I stumbled upon Theravada Buddhism completely by accident, actually.  I was harmlessly poking around a website on religious tolerance and education (Religious Tolerance.org, in fact, which is a magnificent source of unbiased, thorough information).  I didn't know anything about Buddhism so I began reading and clicking links all over the place, heading progressively toward the ideas I most agreed with.  Finally, after about a half an hour of clicking and reading and clicking and reading, I alighted on Theravada Buddhism, and it felt like something inside of my body had fallen into place, spiritually.

Now I can't say that I would call myself a Buddhist, and I can't say that I wouldn't.  I'm still learning, still reading.  I'd say I'm a student of the Buddha, of the Pali canon, of the suttas.  So I intend to use this blog as portal to reflection and discussion of the concepts introduced to me in my studies and experience.  I hope you decide to join me, no matter what your beliefs may be, and feel free to add your opinion or join/start a discussion. :)
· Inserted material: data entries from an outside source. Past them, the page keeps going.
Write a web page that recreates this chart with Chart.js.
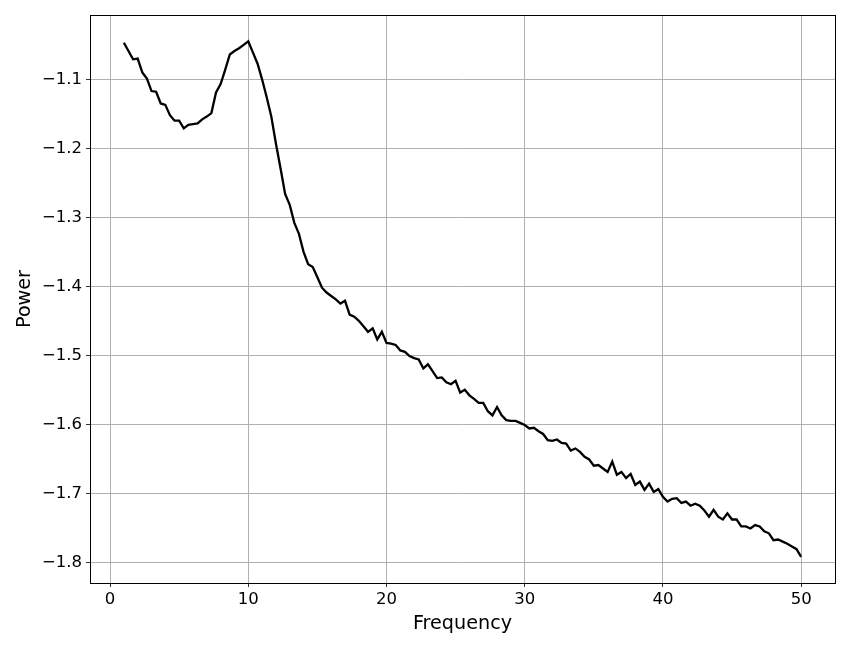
<!DOCTYPE html>
<html>
<head>
<meta charset="utf-8">
<script src="https://cdn.jsdelivr.net/npm/chart.js@4.4.1/dist/chart.umd.min.js"></script>
<style>
    body { margin: 0; background: #fff; }
    #wrap { width: 850px; height: 650px; }
</style>
</head>
<body>
<div id="wrap"><canvas id="mycanvas" width="850" height="650"></canvas></div>
<script>
// power spectrum, one value every 1/3 Hz from 1 to 50 Hz
let power = [
    -1.046, -1.058, -1.070,
    -1.069, -1.089, -1.098,
    -1.116, -1.117, -1.134,
    -1.136, -1.151, -1.159,
    -1.159, -1.170, -1.165,
    -1.164, -1.163, -1.157,
    -1.153, -1.148, -1.118,
    -1.106, -1.085, -1.063,
    -1.058, -1.054, -1.049,
    -1.044, -1.060, -1.076,
    -1.099, -1.125, -1.153,
    -1.192, -1.228, -1.265,
    -1.281, -1.307, -1.323,
    -1.349, -1.367, -1.371,
    -1.386, -1.401, -1.408,
    -1.413, -1.418, -1.424,
    -1.420, -1.440, -1.443,
    -1.449, -1.457, -1.465,
    -1.460, -1.476, -1.465,
    -1.481, -1.482, -1.484,
    -1.492, -1.494, -1.500,
    -1.503, -1.505, -1.518,
    -1.512, -1.522, -1.532,
    -1.531, -1.538, -1.541,
    -1.536, -1.553, -1.549,
    -1.557, -1.562, -1.568,
    -1.568, -1.580, -1.586,
    -1.574, -1.586, -1.593,
    -1.594, -1.594, -1.597,
    -1.600, -1.605, -1.604,
    -1.609, -1.613, -1.622,
    -1.623, -1.621, -1.626,
    -1.627, -1.637, -1.634,
    -1.639, -1.646, -1.650,
    -1.659, -1.658, -1.663,
    -1.668, -1.653, -1.672,
    -1.668, -1.677, -1.671,
    -1.687, -1.682, -1.694,
    -1.685, -1.697, -1.693,
    -1.704, -1.711, -1.707,
    -1.706, -1.713, -1.711,
    -1.717, -1.714, -1.717,
    -1.724, -1.733, -1.723,
    -1.733, -1.737, -1.728,
    -1.737, -1.737, -1.747,
    -1.747, -1.750, -1.745,
    -1.747, -1.754, -1.757,
    -1.767, -1.766, -1.769,
    -1.772, -1.776, -1.780,
    -1.791
];

let freqs = [];
for (let i = 0; i < power.length; i++) {
    freqs.push(1 + i / 3);
}

let xTicks = [0, 10, 20, 30, 40, 50];
let yTicks = [-1.8, -1.7, -1.6, -1.5, -1.4, -1.3, -1.2, -1.1];

let points = [];
for (let i in power) {
    points.push({x: freqs[i], y: power[i]});
}

// matplotlib style box round the plot area
let frame = {
    id: 'frame',
    afterDraw(chart) {
        let a = chart.chartArea;
        let ctx = chart.ctx;
        ctx.save();
        ctx.strokeStyle = '#000';
        ctx.lineWidth = 1;
        ctx.strokeRect(Math.round(a.left) + 0.5, Math.round(a.top) + 0.5,
            Math.round(a.right - a.left), Math.round(a.bottom - a.top));
        ctx.restore();
    }
};

let font = "'DejaVu Sans', sans-serif";

new Chart(document.getElementById('mycanvas'), {
    type: 'line',
    data: {
        datasets: [{
            data: points,
            borderColor: '#000',
            borderWidth: 2.3,
            pointRadius: 0,
            tension: 0,
            fill: false
        }]
    },
    options: {
        responsive: false,
        animation: false,
        layout: { padding: { left: 0, right: 15, top: 15, bottom: 0 } },
        plugins: { legend: { display: false }, tooltip: { enabled: false } },
        scales: {
            x: {
                type: 'linear',
                min: -1.45,
                max: 52.45,
                afterFit(scale) { scale.height = 67; },
                afterBuildTicks(scale) { scale.ticks = xTicks.map(v => ({value: v})); },
                grid: { color: '#b0b0b0', lineWidth: 1, tickColor: '#333', tickLength: 4 },
                border: { display: false },
                ticks: { color: '#000', padding: 3, font: { family: font, size: 16.5 },
                    callback: v => String(v) },
                title: { display: true, text: 'Frequency', color: '#000',
                    font: { family: font, size: 19.2 }, padding: { top: 0, bottom: 14 } }
            },
            y: {
                type: 'linear',
                min: -1.829,
                max: -1.0058,
                afterFit(scale) { scale.width = 90; },
                afterBuildTicks(scale) { scale.ticks = yTicks.map(v => ({value: v})); },
                grid: { color: '#b0b0b0', lineWidth: 1, tickColor: '#333', tickLength: 4 },
                border: { display: false },
                ticks: { color: '#000', padding: 4, font: { family: font, size: 16.5 },
                    callback: v => '\u2212' + Math.abs(v).toFixed(1) },
                title: { display: true, text: 'Power', color: '#000',
                    font: { family: font, size: 19.2 }, padding: { top: 13, bottom: 0 } }
            }
        }
    },
    plugins: [frame]
});
</script>
</body>
</html>
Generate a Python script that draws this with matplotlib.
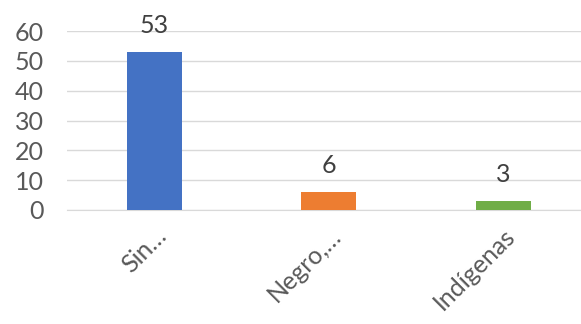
import matplotlib.pyplot as plt
import numpy as np

categorias = ['Sin…', 'Negro,…', 'Indígenas']
valores = [53, 6, 3]
colores = ['#4472C4', '#ED7D31', '#70AD47']

plt.rcParams['font.family'] = ['Lato', 'DejaVu Sans']

fig = plt.figure(figsize=(5.81, 3.24), dpi=100)
ax = fig.add_axes([0.116, 0.352, 0.90, 0.552])

x = np.arange(len(categorias))
barras = ax.bar(x, valores, width=0.315, color=colores, zorder=3)

# etiquetas de datos encima de cada barra
for xi, v in zip(x, valores):
    ax.text(xi, v + 5.0, str(v), ha='center', va='bottom', fontsize=18, color='#404040')

ax.set_xlim(-0.5, 2.5)
ax.set_ylim(0, 60)
ax.set_yticks(range(0, 61, 10))
ax.yaxis.grid(True, color='#D9D9D9', linewidth=1, zorder=0)
ax.set_xticks(x)
ax.set_xticklabels(categorias, rotation=45, ha='right', rotation_mode='anchor')

for lado in ['top', 'right', 'left']:
    ax.spines[lado].set_visible(False)
ax.spines['bottom'].set_color('#D9D9D9')
ax.tick_params(axis='both', length=0, labelsize=18, colors='#595959')
ax.tick_params(axis='x', pad=10)
ax.tick_params(axis='y', pad=17)

fig.savefig('out.png', dpi=100)
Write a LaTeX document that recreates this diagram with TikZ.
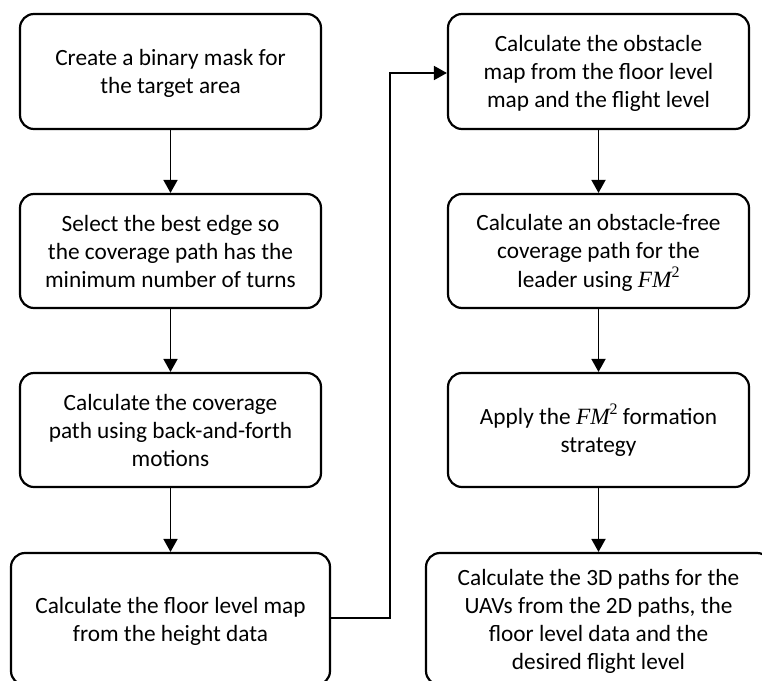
\documentclass[tikz,border=0pt]{standalone}
\usepackage{fontspec}
\setmainfont{Carlito}
\newfontfamily\symfont{Liberation Serif}
\usetikzlibrary{arrows.meta}
% step text: centred lines, set slightly below the box centre
\newcommand\steptext[1]{\raisebox{-2.5pt}[\height][\depth]{\begin{tabular}{@{}c@{}}#1\end{tabular}}}
% the FM^2 method name, set as an italic serif symbol with a raised 2
\newcommand\fmsq{{\symfont\itshape FM}\raisebox{0.42em}{\symfont\fontsize{16}{16}\selectfont 2}}
\begin{document}
\begin{tikzpicture}[x=1pt,y=-1pt,
  stepbox/.style={draw=black,line width=2.2pt,rounded corners=14pt,
    align=center,inner sep=0pt,
    font=\fontsize{23.3}{28}\selectfont},
  flow/.style={line width=1.8pt,-{Triangle[length=13pt,width=14pt]}}]
\useasboundingbox (0,0) rectangle (762,680);
\clip (0,0) rectangle (762,680);
% left column
\node[stepbox,minimum width=301pt,minimum height=115pt] (l1) at (170.5,71.5)
  {\steptext{Create a binary mask for\\the target area}};
\node[stepbox,minimum width=301pt,minimum height=114pt] (l2) at (170.5,251)
  {\steptext{Select the best edge so\\the coverage path has the\\minimum number of turns}};
\node[stepbox,minimum width=301pt,minimum height=114pt] (l3) at (170.5,430)
  {\steptext{Calculate the coverage\\path using back-and-forth\\motions}};
\node[stepbox,minimum width=319pt,minimum height=132pt] (l4) at (170.5,619)
  {\steptext{Calculate the floor level map\\from the height data}};
% right column
\node[stepbox,minimum width=301pt,minimum height=115pt] (r1) at (598.5,71.5)
  {\steptext{Calculate the obstacle\\map from the floor level\\map and the flight level}};
\node[stepbox,minimum width=301pt,minimum height=114pt] (r2) at (598.5,251)
  {\steptext{Calculate an obstacle-free\\coverage path for the\\leader using \fmsq}};
\node[stepbox,minimum width=301pt,minimum height=114pt] (r3) at (598.5,430)
  {\steptext{Apply the \fmsq{} formation\\strategy}};
\node[stepbox,minimum width=345pt,minimum height=132pt] (r4) at (598.5,619)
  {\steptext{Calculate the 3D paths for the\\UAVs from the 2D paths, the\\floor level data and the\\desired flight level}};
% connectors
\draw[flow] (l1) -- (l2);
\draw[flow] (l2) -- (l3);
\draw[flow] (l3) -- (l4);
\coordinate (jb) at (390,618);
\coordinate (jt) at (390,73);
\draw[flow] (l4.east |- jb) -- (jb) -- (jt) -- (r1.west |- jt);
\draw[flow] (r1) -- (r2);
\draw[flow] (r2) -- (r3);
\draw[flow] (r3) -- (r4);
\end{tikzpicture}
\end{document}
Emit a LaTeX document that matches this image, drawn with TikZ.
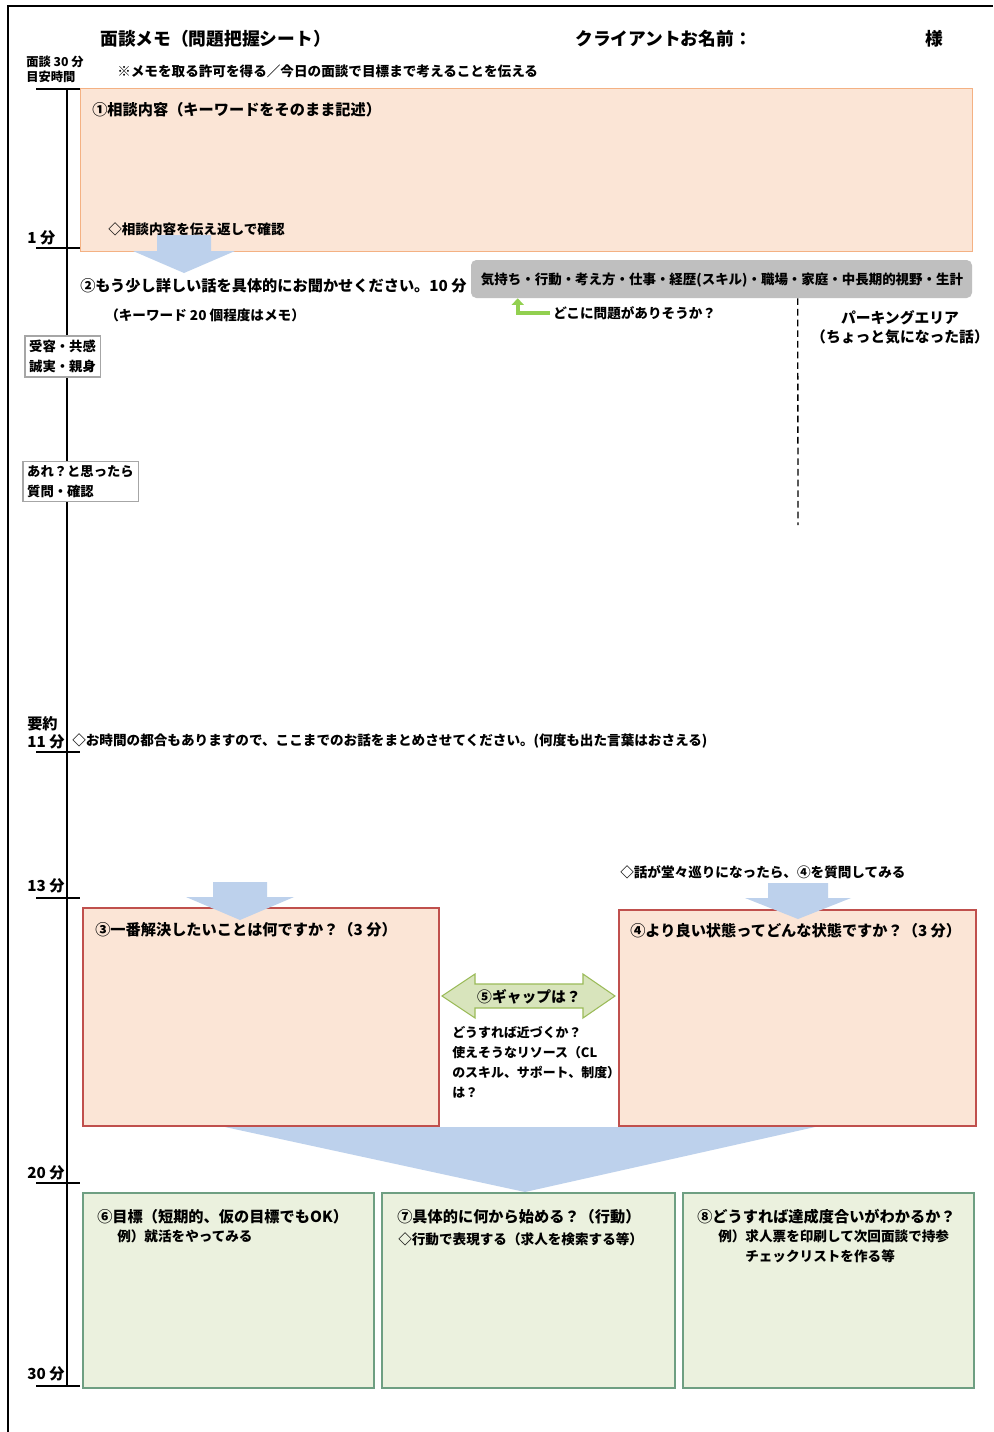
\documentclass[tikz,border=0pt]{standalone}
\usepackage{fontspec}
\setmainfont{Noto Sans CJK JP}
\usetikzlibrary{arrows.meta,fit,calc}

\definecolor{peach}{HTML}{FBE5D6}
\definecolor{peachline}{HTML}{F4B183}
\definecolor{redline}{HTML}{C0504D}
\definecolor{flowblue}{HTML}{BDD1EC}
\definecolor{bargray}{HTML}{BFBFBF}
\definecolor{leafgreen}{HTML}{92D050}
\definecolor{gapfill}{HTML}{D8E4BC}
\definecolor{gapline}{HTML}{9BBB59}
\definecolor{planfill}{HTML}{EBF1DE}
\definecolor{planline}{HTML}{6E9F82}
\definecolor{labelline}{HTML}{A6A6A6}

\begin{document}
\begin{tikzpicture}[x=0.75pt,y=-0.75pt,
  every node/.style={inner sep=0pt},
  txtL/.style={font=\bfseries\fontsize{13.3}{15}\selectfont, anchor=west},
  txtM/.style={font=\bfseries\fontsize{11.4}{14}\selectfont, anchor=west},
  txtS/.style={font=\bfseries\fontsize{10.2}{15}\selectfont, anchor=west},
  tiny/.style={font=\bfseries\fontsize{9.2}{11.3}\selectfont, anchor=west, align=left},
  timeline/.style={line width=1pt, black},
  peachbox/.style={fill=peach, draw=redline, line width=1.1pt, inner sep=0pt},
  planbox/.style={fill=planfill, draw=planline, line width=1.1pt, inner sep=0pt},
  lblbox/.style={draw=labelline, fill=white, line width=0.9pt, align=left,
    inner xsep=3.2pt, inner ysep=3pt, font=\bfseries\fontsize{10}{15}\selectfont},
  flow/.style={fill=flowblue, draw=none},
]
\useasboundingbox (0,0) rectangle (993,1432);
\fill[white] (0,0) rectangle (993,1432);

% page frame
\draw[line width=1.5pt] (8,1432) -- (8,6) -- (993,6);

% header
\node[txtL] (title) at (100,39) {面談メモ（問題把握シート）};
\node[txtL] (client) at (575,39) {クライアントお名前：};
\node[txtL] (sama) at (925,39) {様};
\node[tiny] (plan) at (26,69) {面談 30 分\\目安時間};
\node[txtS] (permit) at (117,71) {※メモを取る許可を得る／今日の面談で目標まで考えることを伝える};

% time axis with minute ticks
\draw[timeline] (67,89) -- (67,1386);
\foreach \yy in {89,248,752,898,1183,1386}
  \draw[timeline] (36,\yy) -- (80,\yy);
\node[txtM] (t1) at (27,238) {1 分};
\node[txtM] (sumlbl) at (27,724) {要約};
\node[txtM] (t11) at (27,742) {11 分};
\node[txtM] (t13) at (27,886) {13 分};
\node[txtM] (t20) at (27,1173) {20 分};
\node[txtM] (t30) at (27,1374) {30 分};

% side reminders on the axis
\node[lblbox] (accept) at (62.5,356.5) {受容・共感\\誠実・親身};
\node[lblbox] (ask) at (80.5,481.5) {あれ？と思ったら\\質問・確認};

% 1: consultation content
\node[fit={(80,88) (972,251)}, fill=peach, draw=peachline, line width=0.6pt, inner sep=0pt] (b1) {};
\node[txtM] (b1t) at (92,110) {①相談内容（キーワードをそのまま記述）};
\node[txtS] (b1n) at (108,229) {◇相談内容を伝え返しで確認};
\path[flow] (157,235) -- (211,235) -- (211,251) -- (235,251) -- (184,273)
  -- (133,251) -- (157,251) -- cycle;

% 2: listening in detail
\node[txtM] (q2) at (80,286) {②もう少し詳しい話を具体的にお聞かせください。10 分};
\node[txtS] (q2n) at (105,315) {（キーワード 20 個程度はメモ）};

\node[fit={(471,260) (972,298)}, fill=bargray, rounded corners=4pt, inner sep=0pt] (bar) {};
\node[font=\bfseries\fontsize{10.1}{12}\selectfont] (bart) at (722,280)
  {気持ち・行動・考え方・仕事・経歴(スキル)・職場・家庭・中長期的視野・生計};

\coordinate (gA) at (550,313);
\draw[leafgreen, line width=3pt, -{Triangle[width=9pt,length=5pt]}]
  (gA) -| ($(bar.south west)+(47,0)$);
\node[txtS] (where) at (553,313) {どこに問題がありそうか？};

% parking area
\coordinate (parkEnd) at (798,525);
\draw[line width=1pt, dash pattern=on 5pt off 3pt] ($(bar.south west)+(327,0)$) -- (parkEnd);
\node[font=\bfseries\fontsize{11.1}{14.3}\selectfont, align=center] (park) at (900,327)
  {パーキングエリア\\（ちょっと気になった話）};

% summary
\node[txtS] (summary) at (72,741)
  {◇お時間の都合もありますので、ここまでのお話をまとめさせてください。(何度も出た言葉はおさえる)};

\node[txtS] (loop) at (620,872) {◇話が堂々巡りになったら、④を質問してみる};

% 3 and 4
\node[fit={(83,908) (439,1126)}, peachbox] (b3) {};
\node[txtM] (b3t) at (95,930) {③一番解決したいことは何ですか？（3 分）};
\node[fit={(619,910) (976,1126)}, peachbox] (b4) {};
\node[txtM] (b4t) at (630,931) {④より良い状態ってどんな状態ですか？（3 分）};

\path[flow] (213,882) -- (267,882) -- (267,897) -- (294,897) -- (240,920)
  -- (186,897) -- (213,897) -- cycle;
\path[flow] (768,883) -- (828,883) -- (828,898) -- (851,898) -- (798,919)
  -- (745,898) -- (768,898) -- cycle;

% 5: gap
\path[fill=gapfill, draw=gapline, line width=0.8pt]
  (442,996) -- (475,974) -- (475,984) -- (583,984) -- (583,974) -- (615,996)
  -- (583,1018) -- (583,1008) -- (475,1008) -- (475,1018) -- cycle;
\node[font=\bfseries\fontsize{11.1}{14}\selectfont] (gap) at (529,997) {⑤ギャップは？};
\node[font=\bfseries\fontsize{9.7}{15}\selectfont, anchor=north west, align=left] (gapq) at (452,1026)
  {どうすれば近づくか？\\使えそうなリソース（CL\\のスキル、サポート、制度）\\は？};

% merging flow into the plan
\path[flow] (225,1127) -- (815,1127) -- (525,1192) -- cycle;

% 6, 7, 8
\node[fit={(83,1193) (374,1388)}, planbox] (b6) {};
\node[fit={(382,1193) (675,1388)}, planbox] (b7) {};
\node[fit={(683,1193) (974,1388)}, planbox] (b8) {};
\node[txtM] (b6t) at (97,1217) {⑥目標（短期的、仮の目標でもOK）};
\node[txtS] (b6n) at (117,1236) {例）就活をやってみる};
\node[txtM] (b7t) at (397,1217) {⑦具体的に何から始める？（行動）};
\node[txtS] (b7n) at (398,1239) {◇行動で表現する（求人を検索する等）};
\node[txtM] (b8t) at (697,1217) {⑧どうすれば達成度合いがわかるか？};
\node[txtS] (b8n) at (718,1236) {例）求人票を印刷して次回面談で持参};
\node[txtS] (b8m) at (745,1256) {チェックリストを作る等};
\end{tikzpicture}
\end{document}
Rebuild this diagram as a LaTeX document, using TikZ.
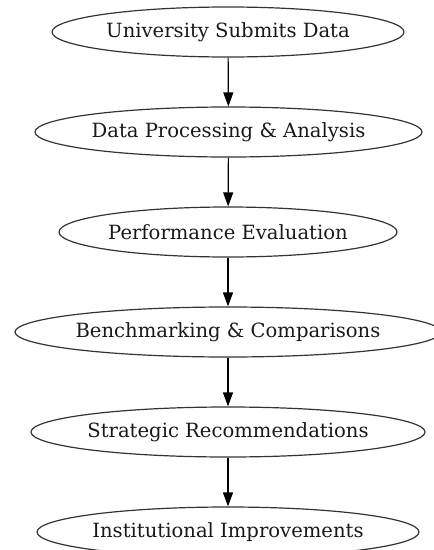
\documentclass[tikz,border=0pt]{standalone}
\usepackage{fontspec}
\setmainfont{DejaVu Serif}
\usetikzlibrary{shapes.geometric,arrows.meta}
\begin{document}
\begin{tikzpicture}[x=0.75pt,y=-0.75pt,
  stage/.style={ellipse,draw=black!80,line width=0.9pt,inner sep=0pt,
    minimum height=37.5pt,font=\fontsize{14.7pt}{17.5pt}\selectfont,text=black!90},
  flow/.style={line width=0.9pt,-{Triangle[length=10.5pt,width=7.5pt]}}]
\useasboundingbox (0,0) rectangle (434,550);
\node[stage,minimum width=264pt]   (n1) at (228,32)  {\makebox[0pt]{University Submits Data}};
\node[stage,minimum width=290.25pt](n2) at (228.5,132) {\makebox[0pt]{Data Processing \& Analysis}};
\node[stage,minimum width=253.5pt] (n3) at (228,232) {\makebox[0pt]{Performance Evaluation}};
\node[stage,minimum width=319.5pt] (n4) at (228,332) {\makebox[0pt]{Benchmarking \& Comparisons}};
\node[stage,minimum width=295.5pt] (n5) at (228,432) {\makebox[0pt]{Strategic Recommendations}};
\node[stage,minimum width=286.5pt] (n6) at (228,532) {\makebox[0pt]{Institutional Improvements}};
\draw[flow] (n1) -- (n2);
\draw[flow] (n2) -- (n3);
\draw[flow] (n3) -- (n4);
\draw[flow] (n4) -- (n5);
\draw[flow] (n5) -- (n6);
\end{tikzpicture}
\end{document}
My main resource is Access to Insight, an exhaustive collection of translated Pali canon and commentary.  I covered most of the material in their Beginnings section, and am now approaching the Dhammapada-- a very famous Buddhist text.

From the Introduction:

It is an ever-fecund source of themes for sermons and discussions, a guidebook for resolving the countless problems of everyday life, a primer for the instruction of novices in the monasteries. Even the experienced contemplative, withdrawn to forest hermitage or mountainside cave for a life of meditation, can be expected to count a copy of the book among his few material possessions.
As such, I've felt that the Dhammapada would be a good starting point for my more in-depth study.  I hope every Sunday to bring up a reflection or discussion topic on a particular piece of the Dhamma and see what results.

Happiness and loving kindness to all!